* _Given request_:
Report how many lines contain "matplotlib". Give the number and nothing else.

· · · · ·

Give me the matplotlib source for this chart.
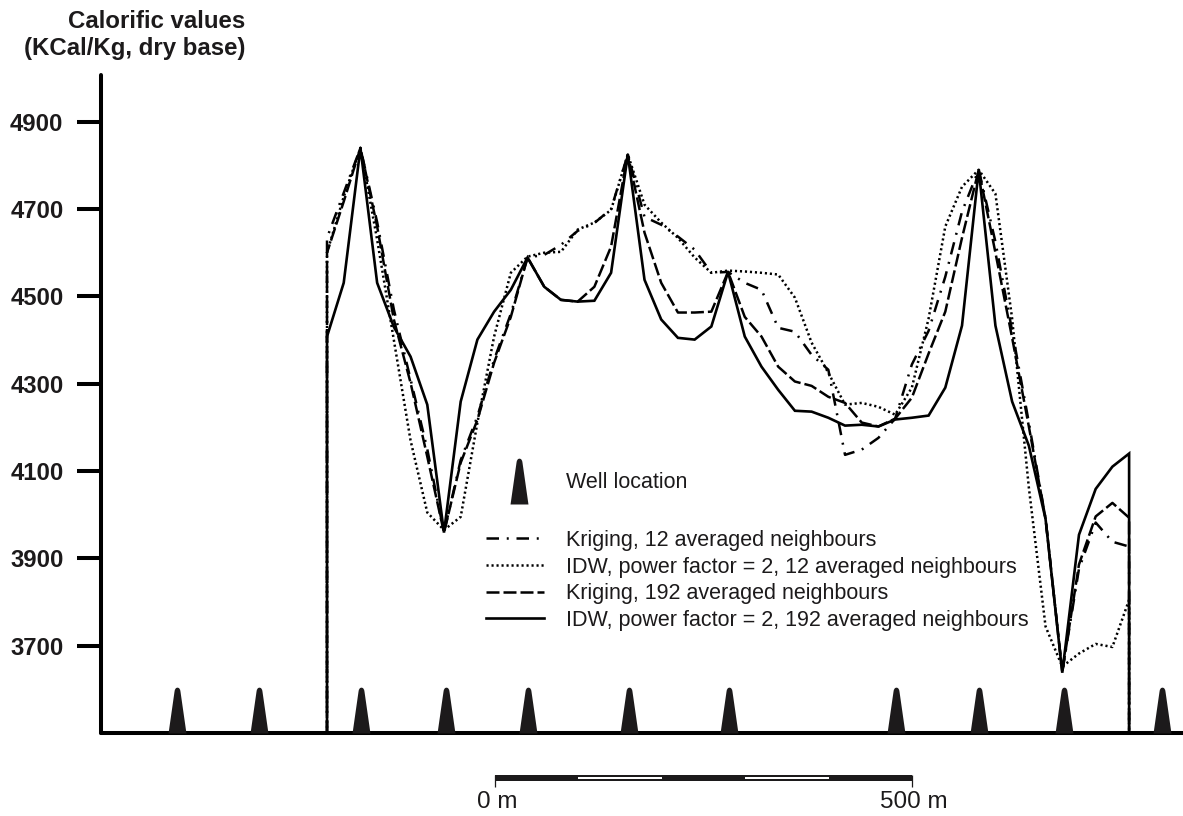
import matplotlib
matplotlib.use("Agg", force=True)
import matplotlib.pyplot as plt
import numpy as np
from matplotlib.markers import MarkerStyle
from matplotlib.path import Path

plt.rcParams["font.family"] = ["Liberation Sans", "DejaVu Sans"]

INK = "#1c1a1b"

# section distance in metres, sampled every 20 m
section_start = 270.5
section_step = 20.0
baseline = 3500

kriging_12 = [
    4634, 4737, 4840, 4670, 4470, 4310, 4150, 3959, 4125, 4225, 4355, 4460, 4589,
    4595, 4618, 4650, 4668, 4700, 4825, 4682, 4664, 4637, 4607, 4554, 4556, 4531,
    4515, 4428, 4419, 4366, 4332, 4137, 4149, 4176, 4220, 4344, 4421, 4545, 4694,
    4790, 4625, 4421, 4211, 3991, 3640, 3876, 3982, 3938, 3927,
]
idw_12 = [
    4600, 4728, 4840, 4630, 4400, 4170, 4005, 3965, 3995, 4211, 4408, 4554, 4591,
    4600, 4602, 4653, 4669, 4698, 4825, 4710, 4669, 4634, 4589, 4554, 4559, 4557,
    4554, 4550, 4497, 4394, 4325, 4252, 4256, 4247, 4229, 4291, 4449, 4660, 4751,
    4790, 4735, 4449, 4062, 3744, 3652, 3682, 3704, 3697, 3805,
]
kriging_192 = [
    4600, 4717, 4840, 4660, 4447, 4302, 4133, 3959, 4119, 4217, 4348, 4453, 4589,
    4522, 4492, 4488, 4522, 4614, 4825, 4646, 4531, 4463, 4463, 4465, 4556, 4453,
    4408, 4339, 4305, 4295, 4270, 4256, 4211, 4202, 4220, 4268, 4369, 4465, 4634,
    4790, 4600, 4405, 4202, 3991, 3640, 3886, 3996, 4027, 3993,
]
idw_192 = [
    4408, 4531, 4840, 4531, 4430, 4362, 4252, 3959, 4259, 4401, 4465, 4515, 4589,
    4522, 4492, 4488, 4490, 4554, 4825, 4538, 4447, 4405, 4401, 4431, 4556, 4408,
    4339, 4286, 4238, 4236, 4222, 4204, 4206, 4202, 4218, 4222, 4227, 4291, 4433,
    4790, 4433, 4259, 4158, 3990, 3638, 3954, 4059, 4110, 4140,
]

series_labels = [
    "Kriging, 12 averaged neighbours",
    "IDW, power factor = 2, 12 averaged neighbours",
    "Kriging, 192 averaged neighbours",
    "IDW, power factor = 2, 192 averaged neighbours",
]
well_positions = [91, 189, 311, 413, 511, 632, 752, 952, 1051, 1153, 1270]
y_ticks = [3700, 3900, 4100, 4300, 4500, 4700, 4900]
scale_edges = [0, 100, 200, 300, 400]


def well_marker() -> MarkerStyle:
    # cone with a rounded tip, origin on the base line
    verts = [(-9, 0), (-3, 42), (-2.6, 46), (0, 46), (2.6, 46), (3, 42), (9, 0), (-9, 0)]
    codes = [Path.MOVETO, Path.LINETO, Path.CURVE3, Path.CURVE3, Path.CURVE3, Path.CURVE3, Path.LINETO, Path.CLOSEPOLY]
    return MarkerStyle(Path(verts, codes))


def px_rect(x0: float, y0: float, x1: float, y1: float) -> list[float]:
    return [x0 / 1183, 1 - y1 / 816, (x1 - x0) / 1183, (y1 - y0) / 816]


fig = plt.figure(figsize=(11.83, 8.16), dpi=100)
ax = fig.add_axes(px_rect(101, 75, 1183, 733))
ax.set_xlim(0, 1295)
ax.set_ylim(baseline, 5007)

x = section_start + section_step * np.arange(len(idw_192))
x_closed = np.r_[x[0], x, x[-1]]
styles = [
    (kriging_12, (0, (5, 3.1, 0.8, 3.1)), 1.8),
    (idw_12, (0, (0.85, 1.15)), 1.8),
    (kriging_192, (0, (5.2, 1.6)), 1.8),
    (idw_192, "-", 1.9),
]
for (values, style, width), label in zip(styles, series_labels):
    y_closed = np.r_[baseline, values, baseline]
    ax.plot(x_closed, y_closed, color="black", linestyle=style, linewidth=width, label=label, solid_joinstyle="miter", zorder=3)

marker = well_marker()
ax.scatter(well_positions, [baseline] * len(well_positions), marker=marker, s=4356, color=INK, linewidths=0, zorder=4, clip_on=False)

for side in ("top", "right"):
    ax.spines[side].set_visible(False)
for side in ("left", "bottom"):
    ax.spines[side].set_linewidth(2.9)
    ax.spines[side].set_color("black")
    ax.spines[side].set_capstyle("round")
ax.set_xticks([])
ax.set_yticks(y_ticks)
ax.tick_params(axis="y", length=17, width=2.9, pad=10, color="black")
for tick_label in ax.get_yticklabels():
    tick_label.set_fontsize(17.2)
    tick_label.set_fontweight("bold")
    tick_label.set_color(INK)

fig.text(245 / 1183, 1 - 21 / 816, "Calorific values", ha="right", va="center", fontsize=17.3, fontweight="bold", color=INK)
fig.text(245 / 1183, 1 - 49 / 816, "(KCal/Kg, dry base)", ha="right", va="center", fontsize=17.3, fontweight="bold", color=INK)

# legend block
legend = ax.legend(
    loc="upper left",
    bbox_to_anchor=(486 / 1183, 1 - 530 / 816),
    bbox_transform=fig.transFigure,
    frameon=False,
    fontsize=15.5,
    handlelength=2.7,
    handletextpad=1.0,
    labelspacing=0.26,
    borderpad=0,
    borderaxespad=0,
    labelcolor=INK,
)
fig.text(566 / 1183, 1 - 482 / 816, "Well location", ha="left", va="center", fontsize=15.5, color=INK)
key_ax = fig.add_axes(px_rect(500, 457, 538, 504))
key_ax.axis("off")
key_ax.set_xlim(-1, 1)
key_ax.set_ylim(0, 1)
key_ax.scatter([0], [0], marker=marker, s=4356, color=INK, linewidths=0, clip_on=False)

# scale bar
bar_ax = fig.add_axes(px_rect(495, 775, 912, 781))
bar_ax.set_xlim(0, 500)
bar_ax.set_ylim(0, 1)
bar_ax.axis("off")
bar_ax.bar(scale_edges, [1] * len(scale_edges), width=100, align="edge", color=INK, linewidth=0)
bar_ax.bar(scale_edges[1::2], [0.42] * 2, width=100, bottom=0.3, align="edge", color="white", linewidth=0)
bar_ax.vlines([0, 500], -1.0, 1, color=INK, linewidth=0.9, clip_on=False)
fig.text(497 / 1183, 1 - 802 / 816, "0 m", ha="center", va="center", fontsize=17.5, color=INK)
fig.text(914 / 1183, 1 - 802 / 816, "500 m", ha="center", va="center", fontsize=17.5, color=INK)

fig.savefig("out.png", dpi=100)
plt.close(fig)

· · · · ·

* _Expected answer_:
6